Hands-on, experiential learning can be a great way to involve students of all ages in something that goes beyond the traditional classroom set-up.  With the growing popularity of maker spaces—places specifically geared toward providing the community with technology, tools, and a social environment in which to experiment—it’s easier than ever to help students of all ages engage in a vibrant way to learn.

Libraries, schools, and other social spaces are working together “to embrace a culture of experimentation and innovation,” according to the American Library Association’s report on “making” in the library.  The encouragement of trial and error can appeal especially to teens and tweens, often considered hard-to-reach age groups.   And the opportunity to tie maker space activities in with school curricula is not to be overlooked.

Maker space projects can include any (or all) of the following:

  • DIY bicycle repair
  • Crafting (knitting, sewing, crochet, etc.)
  • Computer programming
  • Robotics
  • Metal-working
  • Art projects

The key is to use a combination of technology and chances to learn by doing in a social environment.
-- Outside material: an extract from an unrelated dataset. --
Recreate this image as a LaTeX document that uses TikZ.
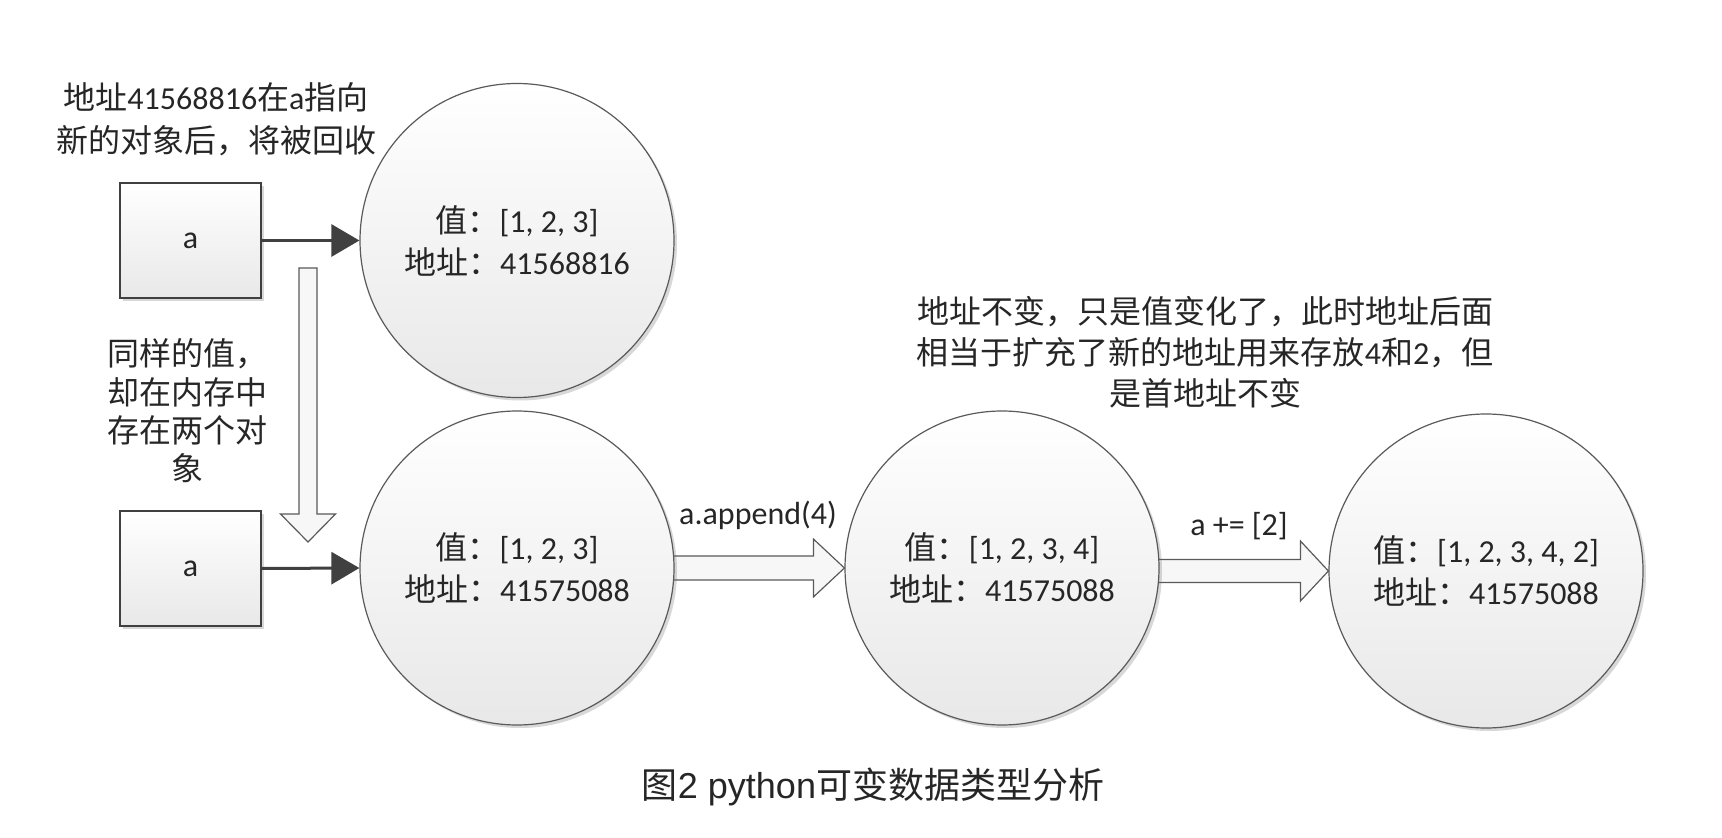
\documentclass[tikz,border=0pt]{standalone}
\usepackage{fontspec}
\setmainfont{Carlito}
\newfontfamily\cjk{Noto Sans CJK SC}
\newfontfamily\capsans{Liberation Sans}
\usetikzlibrary{arrows.meta,calc,shadows}
\definecolor{txt}{HTML}{262626}
\definecolor{cline}{HTML}{5A5A5A}
\definecolor{aline}{HTML}{404040}
\newcommand{\zh}[1]{{\cjk #1}}
\pgfdeclarelayer{back}
\pgfdeclarelayer{bg}
\pgfsetlayers{back,bg,main}
\tikzset{
  circ/.style={circle, draw=cline, line width=0.6pt, minimum size=157pt, inner sep=0pt,
    top color=white, bottom color=black!9, align=center, text=txt,
    font=\fontsize{16}{21}\selectfont,
    drop shadow={shadow xshift=1.5pt, shadow yshift=-1.5pt, opacity=0.25, fill=black!60}},
  boxnode/.style={rectangle, draw=aline, line width=0.7pt, minimum width=70.5pt, minimum height=57.5pt,
    inner sep=0pt, top color=white, bottom color=black!9, text=txt,
    font=\fontsize{16}{21}\selectfont,
    drop shadow={shadow xshift=1.5pt, shadow yshift=-1.5pt, opacity=0.25, fill=black!60}},
  conn/.style={draw=aline, line width=1.5pt, -{Triangle[length=14pt,width=16pt]}},
  hollow/.style={draw=cline, line width=0.6pt, fill=black!3, line join=miter},
  note/.style={align=center, text=txt, inner sep=0pt},
}
\begin{document}
\begin{tikzpicture}[x=0.5pt,y=-0.5pt]
\useasboundingbox (0,0) rectangle (1722,838);
\begin{pgfonlayer}{back}
\fill[white] (0,0) rectangle (1722,838);
\end{pgfonlayer}

% nodes
\node[boxnode] (b1) at (190.5,240.5) {a};
\node[circ] (c1) at (517,240.5) {\zh{值：}[1, 2, 3]\\\zh{地址：}41568816};
\node[boxnode] (b2) at (190.5,568.5) {a};
\node[circ] (c2) at (517,568) {\zh{值：}[1, 2, 3]\\\zh{地址：}41575088};
\node[circ] (c3) at (1002,568) {\zh{值：}[1, 2, 3, 4]\\\zh{地址：}41575088};
\node[circ] (c4) at (1486,571) {\zh{值：}[1, 2, 3, 4, 2]\\\zh{地址：}41575088};

% texts
\node[note, font=\fontsize{16}{21.5}\selectfont] (t1) at (216,119)
  {\zh{地址}41568816\zh{在}a\zh{指向}\\\zh{新的对象后，将被回收}};
\node[note, font=\fontsize{16}{19.2}\selectfont] (t2) at (187,411)
  {\zh{同样的值，}\\\zh{却在内存中}\\\zh{存在两个对}\\\zh{象}};
\node[note, font=\fontsize{16}{20.5}\selectfont] (t3) at (1205,352)
  {\zh{地址不变，只是值变化了，此时地址后面}\\\zh{相当于扩充了新的地址用来存放}4\zh{和}2\zh{，但}\\\zh{是首地址不变}};
\node[note, font=\fontsize{16}{20}\selectfont] (l1) at (758,515) {a.append(4)};
\node[note, font=\fontsize{16}{20}\selectfont] (l2) at (1239,526) {a += [2]};
\node[note, text=black!85, font=\fontsize{18}{22}\selectfont\capsans] (cap) at (873,787)
  {\zh{图}2 python\zh{可变数据类型分析}};

% dark connectors
\draw[conn] (b1.east) -- (c1.west);
\draw[conn] (b2.east) -- (c2.west);

% hollow arrows
\coordinate (dtop) at (308,268);
\coordinate (dtip) at (308,542);
\begin{pgfonlayer}{bg}
\draw[hollow] ($(dtop)+(-9,0)$) -- ($(dtip)+(-9,-28)$) -- ($(dtip)+(-27.5,-28)$) -- (dtip)
  -- ($(dtip)+(27.5,-28)$) -- ($(dtip)+(9,-28)$) -- ($(dtop)+(9,0)$) -- cycle;
\draw[hollow] ($(c2.east)+(-4,-12)$) -- ($(c3.west)+(-31,-12)$) -- ($(c3.west)+(-31,-29)$) -- (c3.west)
  -- ($(c3.west)+(-31,29)$) -- ($(c3.west)+(-31,12)$) -- ($(c2.east)+(-4,12)$) -- cycle;
\draw[hollow] ($(c3.east |- c4.west)+(-4,-11.5)$) -- ($(c4.west)+(-28,-11.5)$) -- ($(c4.west)+(-28,-30)$) -- (c4.west)
  -- ($(c4.west)+(-28,30)$) -- ($(c4.west)+(-28,11.5)$) -- ($(c3.east |- c4.west)+(-4,11.5)$) -- cycle;
\end{pgfonlayer}
\end{tikzpicture}
\end{document}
Maker spaces also allow for a variety of opportunities to collaborate and partner amongst community organizations, such as libraries, schools, businesses, and nonprofits.  Organizations such as the Institute of Play have experimented with a multitude of ways to use game theory and other hands-on methods to get students interested in life-long learning in collaborative settings.

As it becomes more and more important to engage learners in new ways, the maker space movement provides tips and tricks beyond the traditional classroom to get kids involved and excited about learning new things.